▶ _What is asked_
Return each line that holds the word "matplotlib".

----- Provided records -----

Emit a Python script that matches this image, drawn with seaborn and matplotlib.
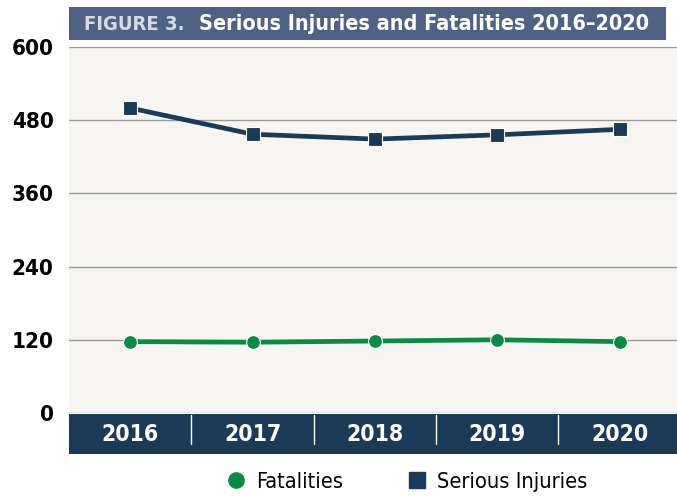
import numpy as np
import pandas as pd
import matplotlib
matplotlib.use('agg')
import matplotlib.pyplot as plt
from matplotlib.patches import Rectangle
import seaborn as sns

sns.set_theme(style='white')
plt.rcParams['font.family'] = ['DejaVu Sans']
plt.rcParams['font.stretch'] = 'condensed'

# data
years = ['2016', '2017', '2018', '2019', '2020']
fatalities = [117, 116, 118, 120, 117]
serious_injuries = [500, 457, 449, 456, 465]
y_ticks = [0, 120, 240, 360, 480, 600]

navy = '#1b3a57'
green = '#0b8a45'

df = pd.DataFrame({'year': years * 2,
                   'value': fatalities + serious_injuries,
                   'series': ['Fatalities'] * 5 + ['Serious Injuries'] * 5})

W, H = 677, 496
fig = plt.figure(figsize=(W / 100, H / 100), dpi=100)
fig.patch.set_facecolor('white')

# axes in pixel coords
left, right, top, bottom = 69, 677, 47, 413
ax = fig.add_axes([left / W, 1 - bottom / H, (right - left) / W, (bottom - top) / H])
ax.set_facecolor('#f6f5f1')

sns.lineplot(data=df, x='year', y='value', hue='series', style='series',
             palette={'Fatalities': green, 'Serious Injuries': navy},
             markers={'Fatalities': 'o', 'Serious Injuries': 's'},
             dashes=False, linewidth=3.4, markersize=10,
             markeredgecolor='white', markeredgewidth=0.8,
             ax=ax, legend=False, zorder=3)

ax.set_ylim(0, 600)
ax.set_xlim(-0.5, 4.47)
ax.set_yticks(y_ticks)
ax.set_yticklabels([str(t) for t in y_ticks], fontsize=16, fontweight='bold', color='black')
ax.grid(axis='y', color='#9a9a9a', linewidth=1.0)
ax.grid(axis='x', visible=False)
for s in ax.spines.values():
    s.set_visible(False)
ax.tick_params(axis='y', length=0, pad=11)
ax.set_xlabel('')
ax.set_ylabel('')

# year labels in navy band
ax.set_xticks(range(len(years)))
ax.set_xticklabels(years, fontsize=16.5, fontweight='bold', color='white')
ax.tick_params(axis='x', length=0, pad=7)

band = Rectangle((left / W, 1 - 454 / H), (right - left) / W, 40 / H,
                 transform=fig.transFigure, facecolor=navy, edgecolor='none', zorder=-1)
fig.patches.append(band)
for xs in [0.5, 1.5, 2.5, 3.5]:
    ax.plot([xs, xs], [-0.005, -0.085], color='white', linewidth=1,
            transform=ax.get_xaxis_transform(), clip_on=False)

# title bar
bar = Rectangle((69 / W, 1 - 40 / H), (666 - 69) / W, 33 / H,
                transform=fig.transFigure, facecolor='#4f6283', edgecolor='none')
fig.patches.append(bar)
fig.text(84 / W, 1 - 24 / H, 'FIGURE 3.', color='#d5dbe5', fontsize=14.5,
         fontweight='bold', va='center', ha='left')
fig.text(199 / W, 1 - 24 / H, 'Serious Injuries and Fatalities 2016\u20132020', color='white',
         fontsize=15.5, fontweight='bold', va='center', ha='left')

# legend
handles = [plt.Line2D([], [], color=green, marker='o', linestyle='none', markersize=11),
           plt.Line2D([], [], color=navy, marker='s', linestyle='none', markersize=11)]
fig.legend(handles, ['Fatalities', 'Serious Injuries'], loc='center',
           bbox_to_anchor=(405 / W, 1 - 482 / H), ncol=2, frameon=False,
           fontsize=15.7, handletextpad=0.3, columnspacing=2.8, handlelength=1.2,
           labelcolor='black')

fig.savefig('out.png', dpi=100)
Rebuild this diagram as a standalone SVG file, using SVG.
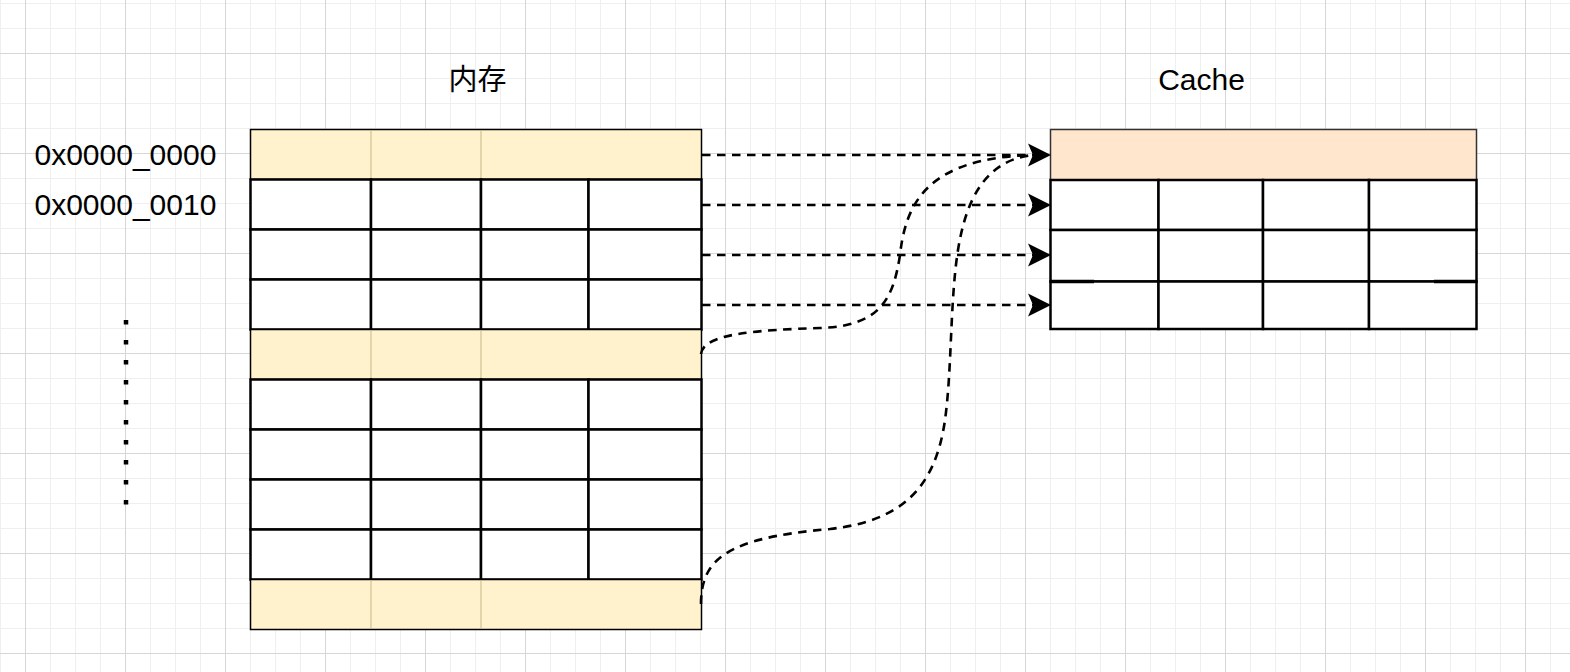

-----

▶ _Problem solution_
Emit a Python script that matches this image, drawn with seaborn and matplotlib.
import matplotlib
matplotlib.use('agg')
import matplotlib.pyplot as plt
from matplotlib.patches import Rectangle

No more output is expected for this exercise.